もし今目の前でイエスが過酷な裁判を受け、死刑の判決が下されるその時に、一体私はその場で何をするでしょうか。イエスの裁判では「生きていてもしょうがない」どころか「一人の人間が民の代わりに死に、国民全体が滅びないで済む方が、好都合だ」(ヨハネ11:50)として殺されたのでした。大祭司カイアファは自分たちのことを考えてそう言ったのかも知れませんが、結局好都合だったのはこの私も同じなのではないのか。
もしイエスが私の罪のために殺されたのだとしたら、そのことを真剣に信じるのであれば、私たちの口には神谷さんのあの言葉以外のぼらないでしょう。「何故私でなくてあなたが?」。私の罪のために十字架でイエスが殺されたのだとしたら、殺されるべきは私だった。それ以外ありません。「代って人としてあらゆるものを奪われ、/地獄の責苦を悩みぬいて下さった」。

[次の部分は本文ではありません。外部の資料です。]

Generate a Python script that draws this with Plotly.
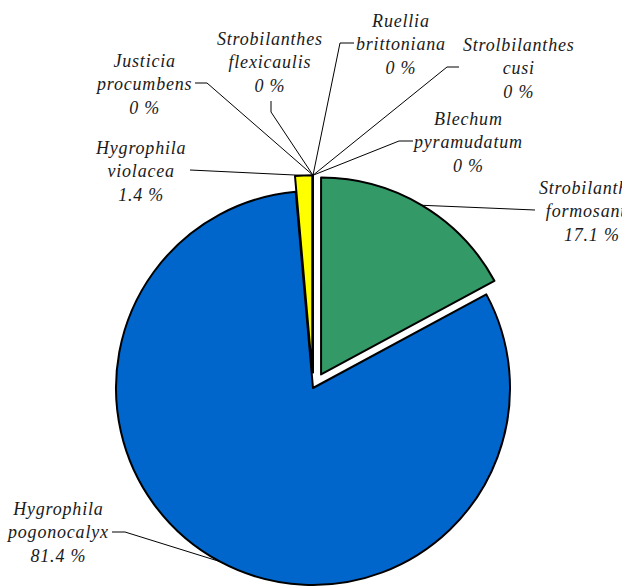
import math
import plotly.graph_objects as go

# ---- data -------------------------------------------------------------
species = [
    "Strobilanthes formosanus",
    "Hygrophila pogonocalyx",
    "Hygrophila violacea",
    "Justicia procumbens",
    "Strobilanthes flexicaulis",
    "Ruellia brittoniana",
    "Strolbilanthes cusi",
    "Blechum pyramudatum",
]
label_lines = [
    ["Strobilanthes", "formosanus"],
    ["Hygrophila", "pogonocalyx"],
    ["Hygrophila", "violacea"],
    ["Justicia", "procumbens"],
    ["Strobilanthes", "flexicaulis"],
    ["Ruellia", "brittoniana"],
    ["Strolbilanthes", "cusi"],
    ["Blechum", "pyramudatum"],
]
percent = [17.1, 81.4, 1.4, 0, 0, 0, 0, 0]
colors = ["#339966", "#0066CC", "#FFFF00", "#FFFFFF", "#FFFFFF", "#FFFFFF", "#FFFFFF", "#FFFFFF"]
pull = [0.08, 0.0, 0.08, 0.08, 0.08, 0.08, 0.08, 0.08]

# ---- geometry of the canvas --------------------------------------------
W, H = 622, 602
CX, CY, R = 313.0, 388.0, 197.0          # pie centre (px from top-left) and radius
MAXPULL = max(pull)
half = R * (1 + MAXPULL)
dom_x = [(CX - half) / W, (CX + half) / W]
dom_y = [(H - (CY + half)) / H, (H - (CY - half)) / H]

# label block centres and leader-line elbows (px)
label_pos = [
    (592, 211), (57, 532), (140, 171), (143, 84),
    (270, 62), (401, 44), (519, 68), (467, 142),
]
leader_start = [
    [(535, 210)],
    [(112, 532), (125, 532)],
    [(190, 170)],
    [(195, 83), (207, 83)],
    [(271, 101), (271, 112)],
    [(354, 43), (340, 43)],
    [(459, 67), (447, 67)],
    [(413, 141), (399, 141)],
]

fig = go.Figure()

# leader lines on a hidden pixel-scaled axis
total = sum(percent)
cum = 0.0
for i, v in enumerate(percent):
    mid = (cum + v / 2.0) / total * 2 * math.pi
    cum += v
    rr = R * (1 + pull[i])
    ax = CX + rr * math.sin(mid)
    ay = CY - rr * math.cos(mid)
    pts = leader_start[i] + [(ax, ay)]
    fig.add_trace(go.Scatter(
        x=[p[0] for p in pts], y=[p[1] for p in pts],
        mode="lines", line=dict(color="#000000", width=1),
        hoverinfo="skip", showlegend=False,
    ))

fig.add_trace(go.Pie(
    labels=species,
    values=percent,
    sort=False,
    direction="clockwise",
    rotation=0,
    pull=pull,
    marker=dict(colors=colors, line=dict(color="#000000", width=2)),
    textinfo="none",
    hoverinfo="label+percent",
    domain=dict(x=dom_x, y=dom_y),
    showlegend=False,
))

def spaced(s):
    return '<span style="letter-spacing:0.8px">' + s + "</span>"

for i, lines in enumerate(label_lines):
    txt = "<br>".join(spaced(t) for t in lines + [f"{percent[i]:g} %"])
    fig.add_annotation(
        x=label_pos[i][0], y=label_pos[i][1], xref="x", yref="y",
        text=txt, showarrow=False, xanchor="center", yanchor="middle",
        align="center",
        font=dict(family="Liberation Serif, Times New Roman, serif", size=18,
                  color="#1a1a1a", style="italic"),
    )

fig.update_layout(
    width=W, height=H,
    margin=dict(l=0, r=0, t=0, b=0, pad=0),
    paper_bgcolor="white", plot_bgcolor="rgba(0,0,0,0)",
    showlegend=False,
    xaxis=dict(range=[0, W], visible=False, fixedrange=True, domain=[0, 1]),
    yaxis=dict(range=[H, 0], visible=False, fixedrange=True, domain=[0, 1]),
)

fig.write_html(
    "out.html",
    post_script="document.documentElement.style.overflow='hidden';document.body.style.overflow='hidden';",
)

イエスの出来事を神谷さんの言葉で考えれば、今も、「何故私でなくてあなたが?」と叫ぶべきいのちが私のまわりを囲んでいることに気づきます。私のためにいのちを下さる多くの人に私は囲まれて生きているのです。彼らに自己責任があるのではなく、私に代わって、取る必要のない責任を被せられている多くのいのちによって、「生きていてもしょうがない」かも知れない私が生かされている。それを「日本人ファースト」「わたしファースト」だから当然だと、なお胸を張り続けられるでしょうか。
祈ります。
すべての者を愛し、導いてくださる神さま。私たちはたくさんのいのちの繋がりの中にいます。しかしその意味をはかりかねています。神さま、あなたがそのように世界と人間をおつくりになったことに信頼する者とならせてください。復活の主イエス・キリストの御名によって、まことの神さまにこの祈りを捧げます。アーメン。